La storia siete voi: il Baronetto Gianni Improta

Classe e cervello al servizio di un calcio che non lo ha apprezzato quanto avrebbe dovuto
25.12.2012 21:00 di Leonardo Ciccarelli   vedi letture
La storia siete voi:  il Baronetto Gianni Improta

"In campo come nella vita" tuonava Nereo Rocco negli anni '60, forse vedendo giocare Gianni Improta. Classe sopraffina, dentro e fuori dal campo. Mai una parola fuori posto, mai un atteggiamento sballato, solo e sempre elegante.
Gianni Improta nasce a Posillipo nel 1948 e a questo splendido quartiere resterà sempre attaccato. Comincia qui la sua scalata al successo, da bambino, nella squadra del quartiere proprio come tantissimi prima e dopo di lui ma Gianni non è un bambino normale, Gianni col pallone fa quello che gli pare. Il Napoli se ne accorge e decide di metterlo sotto contratto, lo manda prima un anno alla Spal in Serie B a farsi le ossa e poi lo porta sotto l'ala protettrice di Beppone Chiappella, il mister del '69 che lo preferisce a calciatori del calibro di Sormani e Altafini sia per prestazioni che per affidabilità, difatti lo rende fin da subito rigorista della squadra. Qui cominciano i problemi però.
Innanzitutto come ogni calciatore dalla classe sopraffina, con poca attitudine al sacrificio e alla corsa, l'andamento in carriera è troppo altalenante, seconda cosa, dare posizioni tanto importanti nelle mani di un altro "canterano" quando si ha Capitan Juliano in squadra non è sempre facile.

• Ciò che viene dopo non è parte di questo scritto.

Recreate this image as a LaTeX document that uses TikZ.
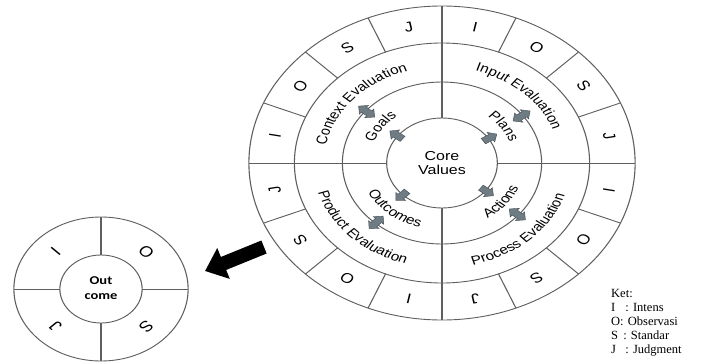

Cominciano i dissapori con Totonno, dissapori squisitamente calcistici visto che lo stesso Juliano sarà testimone di nozze di Improta, ma che porteranno il Baronetto ad essere ceduto alla Sampdoria.
Prima di arrivare a tale passo il Napoli raggiunse vette altissime con posizioni di classifica che mai aveva visto prima grazie ad una squadra fortissima e ad una organizzazione di gioco invidiabile. Se solo l'Inter non avesse derubato, perché altra parola non potrebbe esprimere ciò che successe, lo scudetto al Napoli nello scontro diretto forse ora avremmo ben altro palmares.
In quella partita Improta era presente ed è l'unica che riesca a far vacillare il suo aplomb quando racconta del rigore dato a Mazzola per un fallo inesistente che aveva addirittura lasciato il Sandro Nazionale integro e sulle proprie gambe. "Non era nemmeno caduto" tuona il nostro centrocampista.
Fu la maledizione di quella generazione d'oro, quella che non riuscì a conquistare un mondiale a causa di un Pelè troppo forte, quella che non riuscì a conquistare lo scudetto a causa di problemi troppo grandi.
Improta andrà via come detto, prima alla Sampdoria, poi all'Avellino, al Catanzaro, (dove scriverà altre bellissime pagine di storia), al Lecce, chiuderà poi la carriera alla Frattese ma resterà per tutta Italia indimenticabile il suo primo trasferimento.
I problemi con Juliano erano ormai di dominio pubblico ma la sua rivalità di ruolo con Rivera, che non permetterà mai ad Improta di indossare la maglia azzurra, (scandaloso), ed il fatto che Vinicio lo avesse definito "il Corso del Napoli", fece affezionare ancor di più la città al Baronetto di Posillipo e così proprio nel quartiere che gli da i natali furono organizzate manifestazioni e scontri violenti per far indossare la maglia del Napoli ad Improta per un altro anno, per tutta la vita magari.
Oggi Gianni è un apprezzatissimo commentatore tv, interviene con parole sempre precise ed educate dimostrando di essere competente senza alzare necessariamente la voce, da Baronetto appunto. Chi ama non dimentica e quello striscione che apriva i cortei a Posillipo in quel lontano 1973 valgono ancora oggi: "Si può vendere il Vesuvio ma Improta no". Grazie di tutto Baronetto.